The UN General Assembly passed a resolution Tuesday demanding a ceasefire, backed by 153 of 193 nations -- surpassing the 140 or so that have routinely condemned Russia for attacking Ukraine.
While the United States voted against the resolution, it was supported by allies Australia, Canada and New Zealand, who, in a rare joint statement, said they were "alarmed at the diminishing safe space for civilians in Gaza".
Biden told a campaign event that Israel had "most of the world supporting it" immediately after the October 7 attack, but that "they're starting to lose that support by the indiscriminate bombing that takes place".
The US leader, who toned down his comments later, on Wednesday met with families of American hostages from among those the militants seized on October 7.
Despite the criticism from its main ally, Israel vowed to press on with its war on Hamas.
"Israel will continue the war against Hamas with or without international support," said Foreign Minister Eli Cohen.
"A ceasefire at the current stage is a gift to the terrorist organisation Hamas, and will allow it to return and threaten the residents of Israel," Cohen told a visiting diplomat, quoted by his ministry.
Biden's national security advisor, Jake Sullivan, will travel to Israel on Thursday to meet Israeli Prime Minister Benjamin Netanyahu, who has said there is "disagreement" with Washington over how a post-conflict Gaza would be governed.
The UN vote came as Philippe Lazzarini, head of its Palestinian refugee agency, said Gazans were "running out of time and options".
The UN estimates 1.9 million of the territory's 2.4 million people have been displaced and are receiving goods from only around 100 aid trucks per day.
Its hospital system is in ruins, and Hamas authorities said Wednesday that vaccines for children had run out, warning of "catastrophic health repercussions".
UN satellite analysis agency UNOSAT said Tuesday that 18 percent of Gaza's infrastructure had been destroyed, based on an image that was already more than two weeks old.
The World Bank in a new analysis warned that "the loss of life, speed and extent of damages... are unparallelled".
Already by mid-November, almost half of all roads and around 60 percent of communication infrastructure, health and education facilities had been damaged or destroyed, it said.
Hamas said Israeli forces raided a hospital in Gaza City on Tuesday.
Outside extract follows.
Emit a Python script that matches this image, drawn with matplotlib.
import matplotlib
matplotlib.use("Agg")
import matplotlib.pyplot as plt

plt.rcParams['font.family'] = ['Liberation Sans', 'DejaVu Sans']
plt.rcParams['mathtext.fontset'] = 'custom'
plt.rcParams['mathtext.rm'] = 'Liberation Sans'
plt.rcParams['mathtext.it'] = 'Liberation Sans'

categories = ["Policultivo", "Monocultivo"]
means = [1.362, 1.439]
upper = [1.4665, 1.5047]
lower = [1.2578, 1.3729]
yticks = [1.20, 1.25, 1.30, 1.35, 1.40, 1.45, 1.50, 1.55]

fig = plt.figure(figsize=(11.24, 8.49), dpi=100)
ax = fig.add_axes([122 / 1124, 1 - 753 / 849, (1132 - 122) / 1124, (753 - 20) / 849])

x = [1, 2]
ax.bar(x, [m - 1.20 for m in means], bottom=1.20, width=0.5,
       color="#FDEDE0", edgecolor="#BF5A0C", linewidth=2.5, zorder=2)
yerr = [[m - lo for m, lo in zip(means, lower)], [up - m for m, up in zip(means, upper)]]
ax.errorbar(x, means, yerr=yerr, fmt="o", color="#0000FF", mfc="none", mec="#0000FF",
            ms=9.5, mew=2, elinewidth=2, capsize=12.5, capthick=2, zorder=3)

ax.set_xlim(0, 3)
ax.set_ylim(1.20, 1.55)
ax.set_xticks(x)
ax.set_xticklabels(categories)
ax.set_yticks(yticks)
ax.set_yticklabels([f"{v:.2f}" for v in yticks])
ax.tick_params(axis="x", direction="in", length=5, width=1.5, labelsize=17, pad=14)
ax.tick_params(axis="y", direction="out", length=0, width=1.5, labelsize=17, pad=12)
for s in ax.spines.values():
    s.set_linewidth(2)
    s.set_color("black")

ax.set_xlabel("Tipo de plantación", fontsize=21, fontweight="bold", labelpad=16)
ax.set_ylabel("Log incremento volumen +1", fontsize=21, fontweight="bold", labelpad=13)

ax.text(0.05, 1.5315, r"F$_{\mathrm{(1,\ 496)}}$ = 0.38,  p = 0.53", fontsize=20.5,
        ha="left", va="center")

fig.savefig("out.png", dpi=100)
UN humanitarian agency OCHA had earlier reported fighting nearby and said about 3,000 displaced people were trapped inside.
The army did not comment, but Israel has repeatedly accused Hamas of using hospitals, schools, mosques and vast tunnel systems beneath them as military bases -- claims the group has denied.
The UN World Health Organization's chief Tedros Adhanom Ghebreyesus said he was "extremely worried" by reports of the raid, adding that his agency "urgently calls for the protection of all persons inside the hospital".
Fears of a wider conflict continued to grow, with daily exchanges of fire along Israel's border with Lebanon, where Hezbollah is based, and other Iran-backed groups targeting US and allied forces in Iraq and Syria.
Yemen's Houthi rebels have repeatedly launched missiles and drones toward Israel and cargo ships in nearby waters that they suspect are working with Israel.